Now what, as the law now stands, would be the answer to the clergyman so conducting himself, according to the strict duties of his sacred profession? The two Lords possibly would withdraw themselves in silence, and with that politeness and courtesy which the habits of such high station and the intercourse with members of this House so naturally create. But not so the little lawyer, who, by the terms of my hypothesis, is a captious, sharp, and disputatious practitioner. What then could he, and what in probability would he, say? Something like this: "You won't give me the Sacrament, Mr. Reverend, won't you? Very well, we'll see who'll gain at that game. We'll have you in Banco Regis in no time. I'll have swinging damages of you. You have spoilt my preferment, lost me my place, and you shall pay for it. I'll let fly my little Per Quods at you, and we shall soon see who'll smart for the costs." Oh, but it may be said, the clergyman may justify, may plead the fact and the law, and get a verdict in his favour.

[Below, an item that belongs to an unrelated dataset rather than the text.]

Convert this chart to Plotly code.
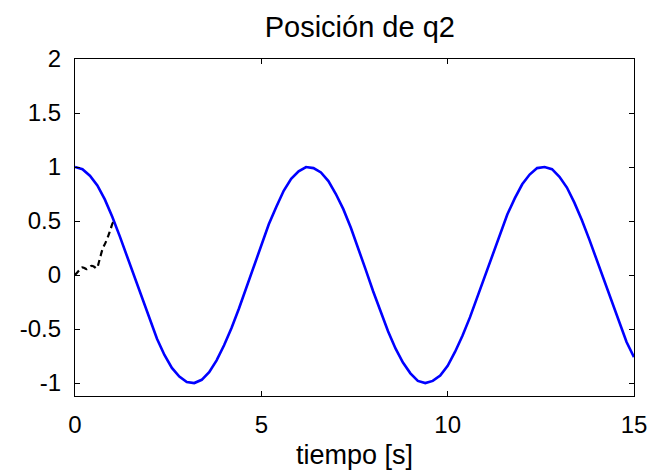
import plotly.graph_objects as go

# Reference trajectory of q2 (blue), sampled every 0.2 s
t_ref = [round(0.2 * i, 1) for i in range(76)]
q2_ref = [1.00, 0.98, 0.92, 0.83, 0.70, 0.54, 0.36, 0.17, -0.03, -0.23,
          -0.42, -0.59, -0.74, -0.86, -0.94, -0.99, -1.00, -0.97, -0.90, -0.79,
          -0.65, -0.49, -0.31, -0.11, 0.09, 0.28, 0.47, 0.63, 0.78, 0.89,
          0.96, 1.00, 0.99, 0.95, 0.87, 0.75, 0.61, 0.44, 0.25, 0.05,
          -0.15, -0.34, -0.52, -0.68, -0.81, -0.91, -0.98, -1.00, -0.98, -0.93,
          -0.84, -0.71, -0.56, -0.39, -0.20, 0.00, 0.20, 0.39, 0.56, 0.71,
          0.84, 0.93, 0.99, 1.00, 0.98, 0.91, 0.81, 0.67, 0.51, 0.33,
          0.14, -0.06, -0.26, -0.45, -0.62, -0.76]

# Measured q2 during the first second (black dashed)
t_meas = [0.0, 0.1, 0.18, 0.25, 0.31, 0.38, 0.45, 0.52, 0.58, 0.65, 0.74, 0.82,
          0.89, 0.96, 1.03, 1.08]
q2_meas = [0.0, 0.04, 0.07, 0.065, 0.055, 0.07, 0.086, 0.075, 0.062, 0.13, 0.24,
           0.30, 0.36, 0.43, 0.49, 0.47]

FONT = "Liberation Sans, Arial, sans-serif"

fig = go.Figure()
fig.add_trace(go.Scatter(x=t_ref, y=q2_ref, mode="lines",
                         line=dict(color="#0000ff", width=2.6), showlegend=False))
fig.add_trace(go.Scatter(x=t_meas, y=q2_meas, mode="lines", line_shape="spline",
                         line=dict(color="black", width=2.2, dash="6px,4px"),
                         showlegend=False))

axis_common = dict(showline=True, linecolor="black", linewidth=1.2, mirror="ticks",
                   ticks="inside", ticklen=5, tickcolor="black", tickwidth=1,
                   showgrid=False, zeroline=False, automargin=False,
                   tickfont=dict(family=FONT, size=24, color="black"))

fig.update_xaxes(range=[0, 15], tickvals=[0, 5, 10, 15], ticklabelstandoff=7,
                 title=dict(text="tiempo [s]", standoff=8,
                            font=dict(family=FONT, size=27, color="black")),
                 **axis_common)
fig.update_yaxes(range=[-1.12, 2], tickvals=[-1, -0.5, 0, 0.5, 1, 1.5, 2],
                 ticktext=["-1", "-0.5", "0", "0.5", "1", "1.5", "2"],
                 ticklabelstandoff=8, **axis_common)

fig.update_layout(
    width=653, height=476,
    margin=dict(l=75, r=19, t=59, b=80),
    paper_bgcolor="white", plot_bgcolor="white",
    title=dict(text="Posición de q2", x=0.551, xanchor="center",
               y=1 - 27 / 476, yanchor="middle", yref="container",
               font=dict(family=FONT, size=29, color="black")),
)

fig.write_html("out.html")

Be it so, and be the judges and jury (the latter of which may, by the bye, be all Dissenters) as impartial, as just, and as discerning, in such a case, as the Ecclesiastical Court itself; still there is the anomaly of a Secular Court deciding on a matter purely spiritual, namely, the fitness of a man to take the Holy Sacrament, and the propriety of the conscientious motives which induced the priest to refuse it. My Lords, this anomaly is, as far as it goes, an indignity to the clergy. Let me not be told, that no church, but the Church of Rome, would so consider it; that no priesthood, but such as are Popish, hold their heads so high, or view with any jealousy, even an unnecessary and unusual interference of secular authorities. It is not so; all churches-and Protestant Churches-feel in

some degree such a jealousy. I will not quote Bishop Gibson and others of minor authority. I will go to the first and greatest authority among Protestants, to the early Reformers themselves. What will the learned Lord say to Luther himself? Speaking of the mania of meddling with ecclesiastical matters, which it seems that some of the learned profession of the law were affected with, even in his day, he has the following passage; but when I read part of it, I must beg the House and the Right Reverend Prelates to recollect, that certain strong phrases in it are not mine, but those of an intrepid and sanctified Reformer. "I could wish," says he, "the lawyers would appear in the game, so would I thoroughly try and teach them what Subjectum Juris is. I acknowledge Jus is a fair spouse, so long as she remaineth in her own bed, but when she strideth into that of another, and will rule divinitie in the Church, then she becometh a great strumpet and—” (Illud quod dicere nolo, my Lords, for the word is too strong for polite ears). "I never read such fundamental and fearful examples of heart's-hardening as in lawyers. They far surpass the Jews, Pharoah and the others. In a word, they are next neighbours to the devil. My heart panteth and quaketh whenever I think of them." *

But to return to the question, whether such an action against a clergyman, as I have made a lawyer describe, would lie or not. I will tell your Lordships my authorities, without pretending they are conclusive, and with this remark, that it is indifferent to my argument whether they be so or no; because either way the anomaly produced by the statute in question, injurious in one case to the clergy, in the other to the state and the community, is a grievance. I have no positive rule of law or dictum of a judge to justify me in the supposition that such an action would lie; but there has always been a persuasion that it would, and that persuasion expressed, if not by great lawyers, yet by grave, sedate, and learned men. I will not quote Oldmixon as one, though, with all his partiality and bitterness, he is a writer by no means despicable for his acuteness and knowledge; and on this point more entitled to notice, as living and writing near the time between the passing and the repeal of the Occasional Conformity Bill; when the provisions of the Test Act were actually and strictly exe

* Luther's Works translated into English, p. 418.